►

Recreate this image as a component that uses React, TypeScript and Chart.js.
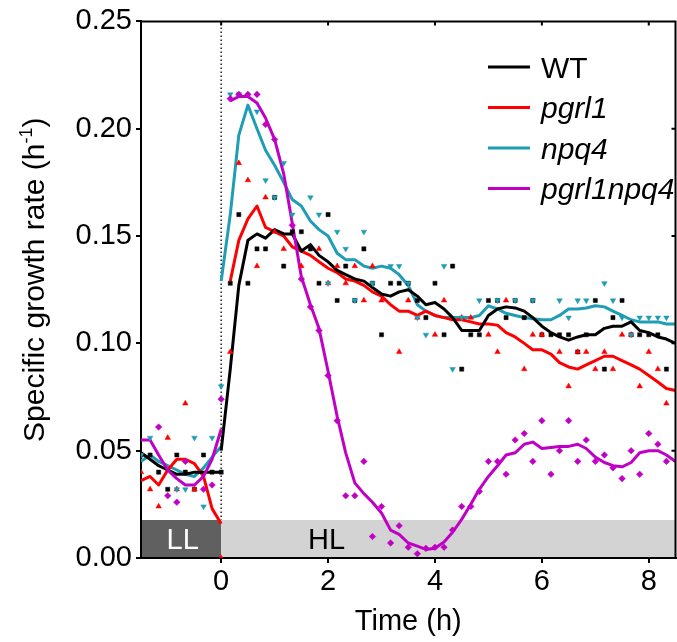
import React, { useEffect, useRef } from 'react';
import { Chart, registerables } from 'chart.js';

Chart.register(...registerables);

const FONT = "'Liberation Sans', Arial, Helvetica, sans-serif";

// time axis (h), one sample every 10 min
const TIME = [
  -1.5, -1.33, -1.17, -1, -0.83, -0.67, -0.5, -0.33, -0.17, 0,
  0.17, 0.33, 0.5, 0.67, 0.83, 1, 1.17, 1.33, 1.5, 1.67,
  1.83, 2, 2.17, 2.33, 2.5, 2.67, 2.83, 3, 3.17, 3.33,
  3.5, 3.67, 3.83, 4, 4.17, 4.33, 4.5, 4.67, 4.83, 5,
  5.17, 5.33, 5.5, 5.67, 5.83, 6, 6.17, 6.33, 6.5, 6.67,
  6.83, 7, 7.17, 7.33, 7.5, 7.67, 7.83, 8, 8.17, 8.33, 8.5,
];
const LL_TIME = TIME.slice(0, 10);
const HL_TIME = TIME.slice(9);

const X_TICKS = [0, 2, 4, 6, 8];
const Y_TICKS = [0, 0.05, 0.1, 0.15, 0.2, 0.25];

// raw measurements (scatter)
const WT_PTS = [
  0.048, 0.048, 0.040, 0.032, 0.048, 0.040, 0.032, 0.048, 0.040, 0.040,
  0.128, 0.160, 0.128, 0.144, 0.144, 0.168, 0.136, 0.152, 0.152, 0.144,
  0.128, 0.160, 0.120, 0.136, 0.120, 0.144, 0.128, 0.104, 0.128, 0.128,
  0.128, 0.120, 0.112, 0.128, 0.104, 0.136, 0.088, 0.104, 0.104, 0.120,
  0.120, 0.112, 0.120, 0.112, 0.120, 0.104, 0.104, 0.104, 0.104, 0.096,
  0.104, 0.120, 0.088, 0.112, 0.120, 0.104, 0.104, 0.104, 0.104, 0.088, null,
];
const PGRL1_PTS = [
  0.040, 0.032, 0.024, 0.056, 0.032, 0.072, 0.032, null, null, 0.000,
  0.096, 0.184, 0.176, 0.136, 0.168, 0.152, 0.144, null, 0.136, null,
  0.144, 0.128, 0.136, 0.128, 0.136, 0.120, 0.136, 0.120, null, 0.096,
  0.120, 0.112, null, 0.104, 0.120, null, 0.112, 0.112, null, 0.104,
  0.096, 0.120, null, 0.088, 0.104, 0.104, null, 0.096, 0.080, 0.096,
  0.096, 0.088, 0.096, 0.088, 0.104, 0.104, 0.080, 0.096, 0.088, 0.072, null,
];
const NPQ4_PTS = [
  0.048, 0.056, null, null, 0.032, 0.032, 0.056, 0.024, 0.056, 0.080,
  0.216, 0.216, null, 0.208, 0.176, 0.168, 0.184, 0.160, null, 0.168,
  0.160, 0.128, 0.152, 0.144, 0.120, 0.152, 0.128, null, 0.136, 0.136,
  0.128, 0.112, 0.104, null, 0.136, 0.088, 0.112, null, 0.120, null,
  0.120, null, 0.120, null, 0.120, null, null, 0.120, 0.112, 0.120,
  0.120, null, 0.128, 0.120, 0.112, 0.104, 0.112, 0.112, 0.112, 0.112, null,
];
const PN_PTS = [
  null, null, 0.061, 0.029, 0.026, 0.045, null, 0.032, 0.034, 0.074,
  0.214, 0.216, 0.216, 0.216, 0.202, 0.195, null, 0.155, 0.130, 0.117,
  0.106, 0.085, 0.064, 0.029, 0.029, 0.045, 0.010, 0.024, 0.007, 0.015,
  0.005, 0.002, 0.0045, 0.005, 0.005, 0.013, 0.024, 0.024, 0.031, 0.045,
  0.045, 0.039, 0.055, 0.058, 0.045, 0.064, 0.039, 0.050, 0.064, 0.045,
  0.055, 0.045, 0.048, 0.042, 0.037, 0.050, 0.039, 0.058, 0.053, 0.045, null,
];

// smoothed curves: low light (-1.5..0) and high light (0..8.5)
const WT_LL = [0.049, 0.046, 0.043, 0.041, 0.039, 0.039, 0.040, 0.040, 0.040, 0.040];
const WT_HL = [
  0.050,
  0.088, 0.127, 0.148, 0.151, 0.149, 0.153, 0.151, 0.151, 0.143, 0.146,
  0.141, 0.138, 0.134, 0.132, 0.130, 0.129, 0.126, 0.123, 0.122, 0.124,
  0.125, 0.122, 0.118, 0.119, 0.116, 0.112, 0.106, 0.106, 0.106, 0.113,
  0.116, 0.117, 0.1165, 0.115, 0.112, 0.108, 0.105, 0.103, 0.1015, 0.103,
  0.104, 0.104, 0.107, 0.108, 0.108, 0.110, 0.106, 0.105, 0.103, 0.102, 0.100,
];
const PGRL1_LL = [0.036, 0.038, 0.034, 0.041, 0.046, 0.046, 0.044, 0.038, 0.023, 0.016];
const PGRL1_HL = [
  null,
  0.129, 0.148, 0.158, 0.164, 0.154, 0.152, 0.150, 0.145, 0.143, 0.141,
  0.138, 0.135, 0.133, 0.130, 0.129, 0.127, 0.124, 0.122, 0.118, 0.115,
  0.115, 0.113, 0.115, 0.113, 0.112, 0.111, 0.111, 0.110, 0.109, 0.109,
  0.1085, 0.105, 0.103, 0.100, 0.097, 0.097, 0.095, 0.091, 0.089, 0.088,
  0.090, 0.092, 0.094, 0.094, 0.092, 0.090, 0.088, 0.085, 0.082, 0.079, 0.078,
];
const NPQ4_LL = [0.045, 0.048, 0.045, 0.043, 0.041, 0.039, 0.038, 0.042, 0.047, 0.052];
const NPQ4_HL = [
  0.129,
  0.160, 0.197, 0.211, 0.200, 0.190, 0.183, 0.175, 0.167, 0.164, 0.157,
  0.153, 0.150, 0.142, 0.139, 0.139, 0.136, 0.135, 0.136, 0.135, 0.132,
  0.127, 0.118, 0.115, 0.113, 0.112, 0.112, 0.112, 0.112, 0.113, 0.1175,
  0.116, 0.114, 0.113, 0.112, 0.1115, 0.111, 0.111, 0.113, 0.116, 0.116,
  0.1165, 0.1175, 0.117, 0.115, 0.113, 0.111, 0.110, 0.110, 0.110, 0.109, 0.109,
];
const PN_LL = [0.055, 0.055, 0.048, 0.041, 0.037, 0.034, 0.034, 0.038, 0.046, 0.060];
const PN_HL = [
  null,
  0.213, 0.215, 0.215, 0.212, 0.205, 0.195, 0.179, 0.156, 0.131, 0.118,
  0.107, 0.087, 0.066, 0.049, 0.035, 0.030, 0.026, 0.021, 0.013, 0.011,
  0.007, 0.0055, 0.004, 0.0045, 0.0075, 0.012, 0.018, 0.025, 0.032, 0.038,
  0.043, 0.048, 0.049, 0.053, 0.054, 0.051, 0.0515, 0.052, 0.052, 0.053,
  0.051, 0.047, 0.0445, 0.043, 0.0425, 0.0445, 0.049, 0.050, 0.050, 0.048, 0.045,
];

const BAR_TOP = 0.0177;
const LL_LABEL_X = -0.72;
const HL_LABEL_X = 1.97;

const C_WT = '#000000';
const C_PGRL1 = '#ff0000';
const C_NPQ4 = '#1e9db4';
const C_PN = '#c000c4';

const LEGEND = [
  { label: 'WT', color: C_WT, italic: false },
  { label: 'pgrl1', color: C_PGRL1, italic: true },
  { label: 'npq4', color: C_NPQ4, italic: true },
  { label: 'pgrl1npq4', color: C_PN, italic: true },
];

const toXY = (times: number[], vals: (number | null)[]) =>
  times.map((t, i) => ({ x: t, y: vals[i] }));

const scatter = (vals: (number | null)[], color: string, style: string, radius: number, rotation = 0) => ({
  data: toXY(TIME, vals),
  showLine: false,
  pointStyle: style,
  pointRadius: radius,
  pointRotation: rotation,
  pointBackgroundColor: color,
  pointBorderColor: color,
  pointBorderWidth: 0.5,
  borderColor: color,
  backgroundColor: color,
});

const curve = (times: number[], vals: (number | null)[], color: string) => ({
  data: toXY(times, vals),
  borderColor: color,
  backgroundColor: color,
  borderWidth: 3,
  pointRadius: 0,
  tension: 0,
  fill: false,
  borderJoinStyle: 'round',
});

const decor = {
  id: 'decor',
  beforeDraw(chart: any) {
    const { ctx, chartArea: a, scales } = chart;
    const x = scales.x;
    const y = scales.y;
    const yb = y.getPixelForValue(0);
    const yt = y.getPixelForValue(BAR_TOP);
    const x0 = x.getPixelForValue(0);
    ctx.save();
    ctx.fillStyle = '#ffffff';
    ctx.fillRect(0, 0, chart.width, chart.height);
    // dotted light-switch line
    ctx.strokeStyle = '#222';
    ctx.lineWidth = 1.5;
    ctx.setLineDash([1.5, 2.5]);
    ctx.beginPath();
    ctx.moveTo(x0, a.top + 2);
    ctx.lineTo(x0, yt);
    ctx.stroke();
    ctx.setLineDash([]);
    // LL / HL bar
    ctx.fillStyle = '#606060';
    ctx.fillRect(a.left, yt, x0 - a.left, yb - yt);
    ctx.fillStyle = '#d3d3d3';
    ctx.fillRect(x0, yt, a.right - x0, yb - yt);
    ctx.font = `29px ${FONT}`;
    ctx.textAlign = 'center';
    ctx.textBaseline = 'alphabetic';
    ctx.fillStyle = '#ffffff';
    ctx.fillText('LL', x.getPixelForValue(LL_LABEL_X), yb - 9);
    ctx.fillStyle = '#000000';
    ctx.fillText('HL', x.getPixelForValue(HL_LABEL_X), yb - 9);
    ctx.restore();
  },
  afterDraw(chart: any) {
    const { ctx, chartArea: a, scales } = chart;
    const x = scales.x;
    const y = scales.y;
    ctx.save();
    // top border with inward ticks
    ctx.strokeStyle = '#000';
    ctx.lineWidth = 2;
    ctx.beginPath();
    ctx.moveTo(a.left - 1, a.top);
    ctx.lineTo(a.right + 1, a.top);
    ctx.moveTo(a.right, a.top);
    ctx.lineTo(a.right, a.bottom);
    for (const v of X_TICKS) {
      const px = x.getPixelForValue(v);
      ctx.moveTo(px, a.top);
      ctx.lineTo(px, a.top + 4);
    }
    for (const v of Y_TICKS) {
      const py = y.getPixelForValue(v);
      ctx.moveTo(a.right, py);
      ctx.lineTo(a.right - 4, py);
    }
    ctx.stroke();

    // x title
    ctx.fillStyle = '#000';
    ctx.font = `29px ${FONT}`;
    ctx.textAlign = 'center';
    ctx.textBaseline = 'alphabetic';
    ctx.fillText('Time (h)', (a.left + a.right) / 2, 630);

    // y title with superscript
    ctx.save();
    ctx.translate(44, (a.top + a.bottom) / 2 - 10);
    ctx.rotate(-Math.PI / 2);
    const main = 'Specific growth rate (h';
    const sup = '-1';
    const close = ')';
    ctx.font = `30px ${FONT}`;
    const w1 = ctx.measureText(main).width;
    const w3 = ctx.measureText(close).width;
    ctx.font = `18px ${FONT}`;
    const w2 = ctx.measureText(sup).width;
    let sx = -(w1 + w2 + w3) / 2;
    ctx.textAlign = 'left';
    ctx.font = `30px ${FONT}`;
    ctx.fillText(main, sx, 0);
    sx += w1;
    ctx.font = `18px ${FONT}`;
    ctx.fillText(sup, sx, -12);
    sx += w2;
    ctx.font = `30px ${FONT}`;
    ctx.fillText(close, sx, 0);
    ctx.restore();

    // legend
    LEGEND.forEach((item, i) => {
      const ly = 67 + i * 40.5;
      ctx.strokeStyle = item.color;
      ctx.lineWidth = 3;
      ctx.beginPath();
      ctx.moveTo(488, ly);
      ctx.lineTo(530, ly);
      ctx.stroke();
      ctx.fillStyle = '#000';
      ctx.font = `${item.italic ? 'italic ' : ''}30px ${FONT}`;
      ctx.textAlign = 'left';
      ctx.fillText(item.label, 541, ly + 10.7);
    });
    ctx.restore();
  },
};

export default function App() {
  const ref = useRef<HTMLCanvasElement | null>(null);

  useEffect(() => {
    const canvas = ref.current;
    if (!canvas) return;
    const datasets: any[] = [
      scatter(PN_PTS, C_PN, 'rectRot', 3.3),
      scatter(NPQ4_PTS, C_NPQ4, 'triangle', 3.2, 180),
      scatter(PGRL1_PTS, C_PGRL1, 'triangle', 3.2),
      scatter(WT_PTS, C_WT, 'rect', 2.9),
      curve(HL_TIME, PN_HL, C_PN),
      curve(LL_TIME, PN_LL, C_PN),
      curve(HL_TIME, WT_HL, C_WT),
      curve(LL_TIME, WT_LL, C_WT),
      curve(HL_TIME, PGRL1_HL, C_PGRL1),
      curve(LL_TIME, PGRL1_LL, C_PGRL1),
      curve(HL_TIME, NPQ4_HL, C_NPQ4),
      curve(LL_TIME, NPQ4_LL, C_NPQ4),
    ];
    const chart = new Chart(canvas, {
      type: 'line',
      data: { datasets },
      options: {
        animation: false,
        responsive: false,
        maintainAspectRatio: false,
        devicePixelRatio: 1,
        layout: { padding: { top: 21, right: 1.3, bottom: 0, left: 0 } },
        plugins: { legend: { display: false }, tooltip: { enabled: false } },
        scales: {
          x: {
            type: 'linear',
            min: -1.5,
            max: 8.5,
            afterBuildTicks: (s: any) => {
              s.ticks = X_TICKS.map((v) => ({ value: v }));
            },
            afterFit: (s: any) => {
              s.height = 84;
            },
            grid: { drawOnChartArea: false, drawTicks: true, tickLength: 5, color: '#000', lineWidth: 2 },
            border: { display: true, color: '#000', width: 2 },
            ticks: {
              color: '#000',
              font: { family: FONT, size: 29 },
              padding: 2,
              maxRotation: 0,
              autoSkip: false,
              callback: (v: any) => String(v),
            },
          },
          y: {
            type: 'linear',
            min: 0,
            max: 0.25,
            afterBuildTicks: (s: any) => {
              s.ticks = Y_TICKS.map((v) => ({ value: v }));
            },
            afterFit: (s: any) => {
              s.width = 141;
            },
            grid: { drawOnChartArea: false, drawTicks: true, tickLength: 5, color: '#000', lineWidth: 2 },
            border: { display: true, color: '#000', width: 2 },
            ticks: {
              color: '#000',
              font: { family: FONT, size: 29 },
              padding: 4,
              autoSkip: false,
              callback: (v: any) => Number(v).toFixed(2),
            },
          },
        },
      } as any,
      plugins: [decor],
    });
    return () => chart.destroy();
  }, []);

  return (
    <div
      style={{
        position: 'fixed',
        left: 0,
        top: 0,
        width: 677,
        height: 642,
        overflow: 'hidden',
        background: '#fff',
      }}
    >
      <canvas ref={ref} width={680} height={642} style={{ display: 'block', width: 680, height: 642 }} />
    </div>
  );
}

◄

### WHAT TO WORK ON
Without any pictures, reproduce the lines from the first one in the material through the line that has "const Y_TICKS = [0, 0.05, 0.1, 0.15, 0.2, 0.25];", exactly as they appear.

### TASK ANSWER
Recreate this image as a component that uses React, TypeScript and Chart.js.
import React, { useEffect, useRef } from 'react';
import { Chart, registerables } from 'chart.js';

Chart.register(...registerables);

const FONT = "'Liberation Sans', Arial, Helvetica, sans-serif";

// time axis (h), one sample every 10 min
const TIME = [
  -1.5, -1.33, -1.17, -1, -0.83, -0.67, -0.5, -0.33, -0.17, 0,
  0.17, 0.33, 0.5, 0.67, 0.83, 1, 1.17, 1.33, 1.5, 1.67,
  1.83, 2, 2.17, 2.33, 2.5, 2.67, 2.83, 3, 3.17, 3.33,
  3.5, 3.67, 3.83, 4, 4.17, 4.33, 4.5, 4.67, 4.83, 5,
  5.17, 5.33, 5.5, 5.67, 5.83, 6, 6.17, 6.33, 6.5, 6.67,
  6.83, 7, 7.17, 7.33, 7.5, 7.67, 7.83, 8, 8.17, 8.33, 8.5,
];
const LL_TIME = TIME.slice(0, 10);
const HL_TIME = TIME.slice(9);

const X_TICKS = [0, 2, 4, 6, 8];
const Y_TICKS = [0, 0.05, 0.1, 0.15, 0.2, 0.25];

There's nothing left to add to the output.